# help needed: will all regulators fit on the CO2 tank



## mudjawd (Sep 30, 2010)

i got a 5lb CO2 cylinder and now i am planning to get a Milwaukee CO2 regulator.just wanted to know that will the Milwaukee regulator fit on the threads of this CO2 tank. 

i mean is the regulator a universal fit for all CO2 tanks??? i hope so. my tank is made in USA and Milwaukee is also a made in USA brand. so i assume there should not be any issues there.

any ideas and tips on how to screw in the regulator to the tank to minimize CO2 leakage.


regards,
M.


----------



## Darkblade48 (Jan 28, 2008)

The MA957 will fit onto a CO2 cylinder that is bought from within North America.
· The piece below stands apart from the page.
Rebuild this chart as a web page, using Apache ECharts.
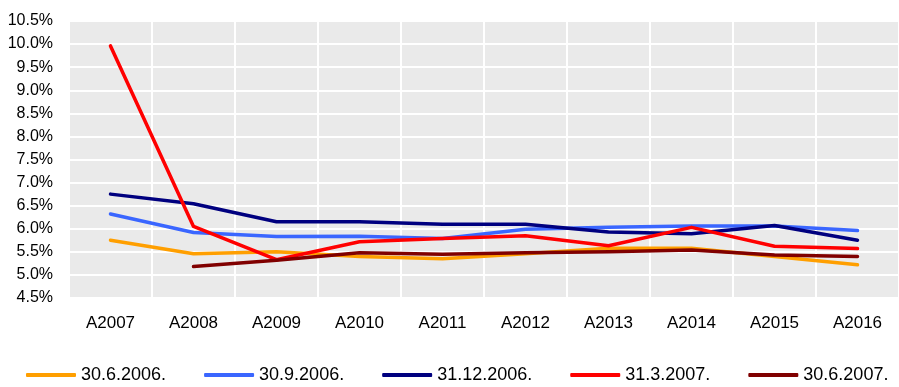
<!DOCTYPE html>
<html>
<head>
<meta charset="utf-8">
<script src="https://cdn.jsdelivr.net/npm/echarts@6/dist/echarts.min.js"></script>
<style>
html,body{margin:0;padding:0;background:#fff;}
#c{width:899px;height:387px;}
</style>
</head>
<body>
<div id="c"></div>
<script>
var categories = ['A2007','A2008','A2009','A2010','A2011','A2012','A2013','A2014','A2015','A2016'];
var seriesNames = ['30.6.2006.','30.9.2006.','31.12.2006.','31.3.2007.','30.6.2007.'];
var s_30_6_2006 = [5.75, 5.46, 5.50, 5.40, 5.35, 5.46, 5.58, 5.58, 5.40, 5.22];
var s_30_9_2006 = [6.32, 5.92, 5.83, 5.84, 5.79, 5.99, 6.03, 6.06, 6.06, 5.96];
var s_31_12_2006 = [6.75, 6.54, 6.15, 6.15, 6.10, 6.10, 5.93, 5.89, 6.07, 5.75];
var s_31_3_2007 = [9.96, 6.05, 5.33, 5.72, 5.79, 5.85, 5.63, 6.03, 5.62, 5.57];
var s_30_6_2007 = [null, 5.18, 5.32, 5.48, 5.45, 5.48, 5.50, 5.54, 5.43, 5.40];
var seriesValues = [s_30_6_2006, s_30_9_2006, s_31_12_2006, s_31_3_2007, s_30_6_2007];
var colors = ['#FF9F00', '#3A66FF', '#00007F', '#FF0000', '#800000'];

var font = "'Liberation Sans', Arial, sans-serif";
var chart = echarts.init(document.getElementById('c'), null, {renderer: 'canvas'});
chart.setOption({
  animation: false,
  backgroundColor: '#ffffff',
  grid: {
    left: 69, top: 21, width: 834, height: 277,
    show: true, backgroundColor: '#EAEAEA', borderWidth: 0
  },
  legend: {
    left: 26, top: 366, padding: 0,
    itemWidth: 50, itemHeight: 4, itemGap: 38,
    icon: 'roundRect',
    textStyle: {fontFamily: font, fontSize: 18, color: '#000'},
    data: seriesNames
  },
  xAxis: {
    type: 'category',
    data: categories,
    boundaryGap: true,
    axisLine: {show: false},
    axisTick: {show: false},
    splitLine: {show: true, lineStyle: {color: '#ffffff', width: 2}},
    axisLabel: {fontFamily: font, fontSize: 17, color: '#000', margin: 17}
  },
  yAxis: {
    type: 'value',
    min: 4.5, max: 10.5, interval: 0.5,
    axisLine: {show: false},
    axisTick: {show: false},
    splitLine: {show: true, lineStyle: {color: '#ffffff', width: 2}},
    axisLabel: {
      fontFamily: font, fontSize: 16, color: '#000', margin: 16,
      formatter: function (v) { return v.toFixed(1) + '%'; }
    }
  },
  series: seriesNames.map(function (n, i) {
    return {
      name: n,
      type: 'line',
      data: seriesValues[i],
      showSymbol: false,
      symbol: 'none',
      color: colors[i],
      lineStyle: {width: 3.5, color: colors[i], cap: 'round', join: 'round'},
      connectNulls: false
    };
  })
});
</script>
</body>
</html>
The MA957 will not fit cylinders that are from outside North America, as the standard is different.

In order to screw the regulator onto the cylinder, tighten the bolt finger tight, and then using an appropriately sized crescent wrench, tighten further about 1/4 to 1/3 of a turn.

Also, you may want to consider replacing the stock MA957 needle valve, as it is rather floaty.


----------



## mikesven (Aug 9, 2010)

Darkblade48 said:


> Also, you may want to consider replacing the stock MA957 needle valve, as it is rather floaty.


What do you mean by floaty? I only ask because I myself am using 2 MA957 units, and would like to see if I can notice this.


----------



## gucci17 (Oct 11, 2007)

mikesven said:


> What do you mean by floaty? I only ask because I myself am using 2 MA957 units, and would like to see if I can notice this.


I think he's saying they are not consistent when adjusting BPM.


----------



## Darkblade48 (Jan 28, 2008)

mikesven said:


> What do you mean by floaty? I only ask because I myself am using 2 MA957 units, and would like to see if I can notice this.





gucci17 said:


> I think he's saying they are not consistent when adjusting BPM.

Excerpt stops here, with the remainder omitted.